This morning I recorded an interview with Marketplace Morning Report, to be aired on February 2nd in honor of Groundhog Day.  The segment was about economic forecasting.  Originally the woman I was corresponding with to set up the interview wanted me to talk about my own forecasts.  Although I do prepare some forecasts for the Survey of Professional Forecasters, I regularly admit that I generally don’t trust economic forecasts, particularly my own.  Her response to my hesitation in sharing my forecasts with 5.9 million listeners (according to her count), was “as long as you’re a little more accurate than Pux Phil, I’m sure you’ll be fine.”   Sadly, I’m concerned that when it counts the most, economic forecasters may not be any more accurate than a groundhog.

You might think, hope even, that economic forecasters should be more reliable than a groundhog.  When it comes to recessions however, even the best forecasters out there seem to fail miserably to predict both when we’re going into one and when we’re coming out of one.  In fact, in an article I wrote with my colleagues Fred Joutz and H.O. Stekler, we found that although the Federal Reserve staff, quite possibly the best forecasters for the US economy overall, know whether or not we are in a recession currently, they cannot predict whether or not we will be in one just one quarter in advance.  This is a big problem since monetary policy actions tend to take at least a couple of quarters to take effect.

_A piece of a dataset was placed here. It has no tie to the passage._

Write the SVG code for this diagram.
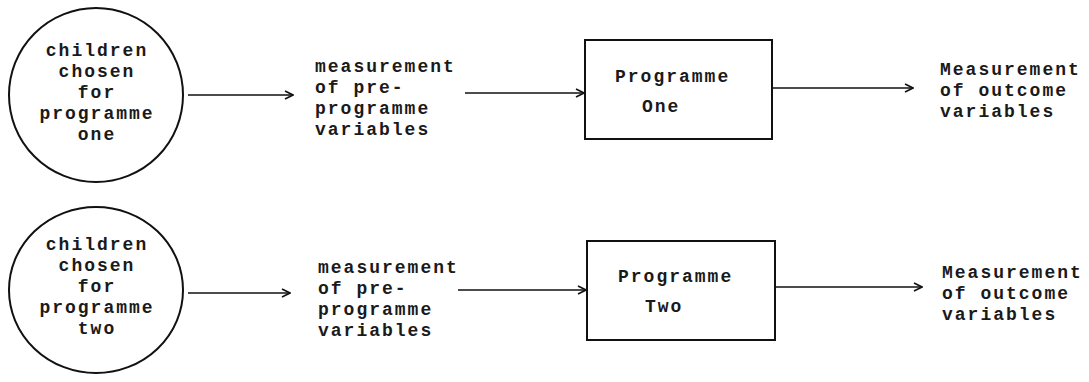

Researchers continue to search for ways to improve models that forecast recessions.  One of my favorite models is the one by Marcelle Chauvet and Jeremy Piger which currently suggests only a 2.7% probability of a recession.  But, even this model is just trying to catch a recession as it is going on, not predict it in advance.  Until researchers find a model that better predicts recessions, perhaps we should not expect so much from our forecasters and policymakers.  Maybe recessions are just unpredictable.  Or maybe we just need to find the right groundhog…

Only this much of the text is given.